The longer I live and the longer I walk through this Christian life, the more I come to understand what a gift it is to see the world through a Christian lens—through a Christian worldview. A worldview is simply the way we look at the world and the way we understand how life works. The predominant worldview in our day and our society is foundationally Darwinian. Built around an evolutionary framework, it teaches that we are all the result of an evolutionary process that allowed us, through chance and mutation, to evolve above the slime. We’ve come from nothing and have no idea where we’re going. We are in process—not the deliberate creation of a loving craftsman, but merely one result of chance mutations. This is, at heart, a hopeless worldview. It’s an awful worldview, really. I am thankful that, in granting me new life, God saved me from it.
For Christmas my wife gave me Ken Burns’ excellent documentary The War (a great series if you’re at all a World War II enthusiast) and, obviously, the series deals in part with the Holocaust. No matter how many times a person sees images of Jewish people being herded into train cars and sees German soldiers standing guard over emaciated, dying children, he cannot help but be affected.
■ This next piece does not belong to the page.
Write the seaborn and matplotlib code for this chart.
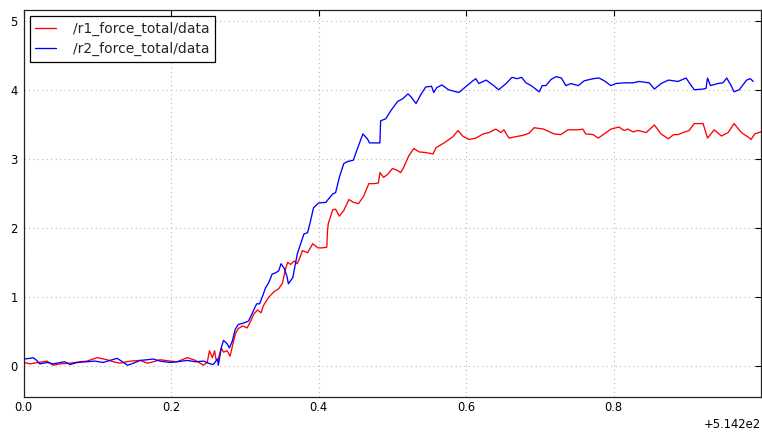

I have read about the war countless times and spent much of my time in college studying it. But those pictures still hit hard; they still hurt. A though that always occurs to me is this: those soldiers and I are not so different. I somehow like to think that, as part of a rational, ordered society like this one, we have developed far beyond such barbarity. Yet it was only sixty years ago and in a society not a lot unlike this one that men, who at any other time could have been authors and web designers, were happily shooting Jewish men, women and children and shamelessly plundering their homes. What happened? How did men sink so low?
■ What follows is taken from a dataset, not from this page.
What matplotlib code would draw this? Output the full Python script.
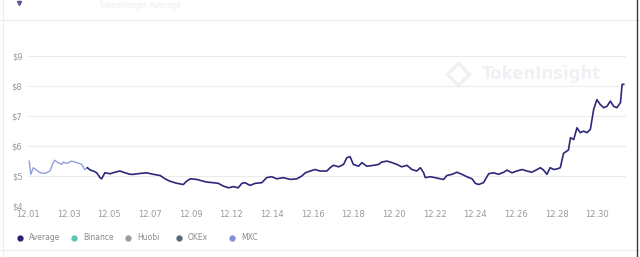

As I watch this documentary and as I see Adolph Hitler, who for so many represents pure evil incarnate, I thank God that there is such a thing as justice. It would be easy to think that Hitler largely escaped justice. A person who utterly dominated and destroyed a nation while setting the world on fire, Hitler lived a life that was difficult in some ways, I suppose. But for many years he led Germany and was able to do nearly whatever he wanted. He was the cause of untold death and suffering. Not only did he orchestrate the systematic deaths of millions of Jews, but his actions also led to the deaths of millions (and probably tens of millions) of people from around the world as nations rallied to the cause of freedom and fought to curtail his power. Eventually, when his kingdom crumbled, he took his own life, suffering nothing as ended his life on his own terms. Justice was not served. It hardly seems that the self-inflicted death of an increasingly crazed and decrepit old man can serve as justice for so much death, destruction and suffering.
Without a Christian worldview, we would have no hope that justice would or could be served. If we deny that existence of God, or at least deny the existence of an active, present God, we deny that justice will ever be served to this man or to any other. What a distressing, depressing thought it would be that a man could live a life in which he caused so much death and then escape any meaningful consequences.
But when we look at the world through a biblical worldview, we see that justice will be served. Indeed, it must be served. And we want it to be served. Somehow God has built into us the desire to see justice served. This may be a natural desire some men suppress, but always it is there. We know that evil must be punished. We know that those who commit evil must be punished. Justice is “the quality of being just or fair;” it is “judgment involved in the determination of rights and the assignment of rewards and punishments.” But it is more. A Christian definition of justice goes further. Justice is the due reward or punishment for an act. God must punish evil. We know this. We tremble at this thought. Or we ought to.
God must punish evil. When we come to know Jesus Christ, we are shocked at the reality that He willingly paid the penalty for the sins of all who would believe in Him. When I believed in Him I saw that He suffered for me. I deserve to be punished for all those things I’ve done to forsake Him. But Jesus, through His great mercy, accepted this punishment on my behalf.
But those who do not turn to Him must be punished for their own sin. And it is here that we see how justice will be served. The sin of even a man as blatantly evil as Adolph Hitler differs from mine only in degree. He and I are both sinners through and through. We are both sinners in thought, word and deed. But, praise be to God, He has extended grace to restrain me from doing all of the evil I’d otherwise so love to do. And He has accepted Jesus’ work on the cross on my behalf. Justice has already been served on my behalf. But for those who do not turn to Christ, justice is still in the future. Justice hovers just over the horizon.
We do not look forward to the punishment of another person with a sick glee. We do not rejoice in what they must suffer. But we do look forward to the fact that justice will finally be served. God will not and cannot allow sin to be unpunished. And while we are humbled by the grace that is ours through Christ, we still thank God that there will be justice. We do not have unlimited license to sin knowing that death allows us to escape just punishment. Instead we see that death is just the beginning, just the entrance, to the courtroom where justice will be served.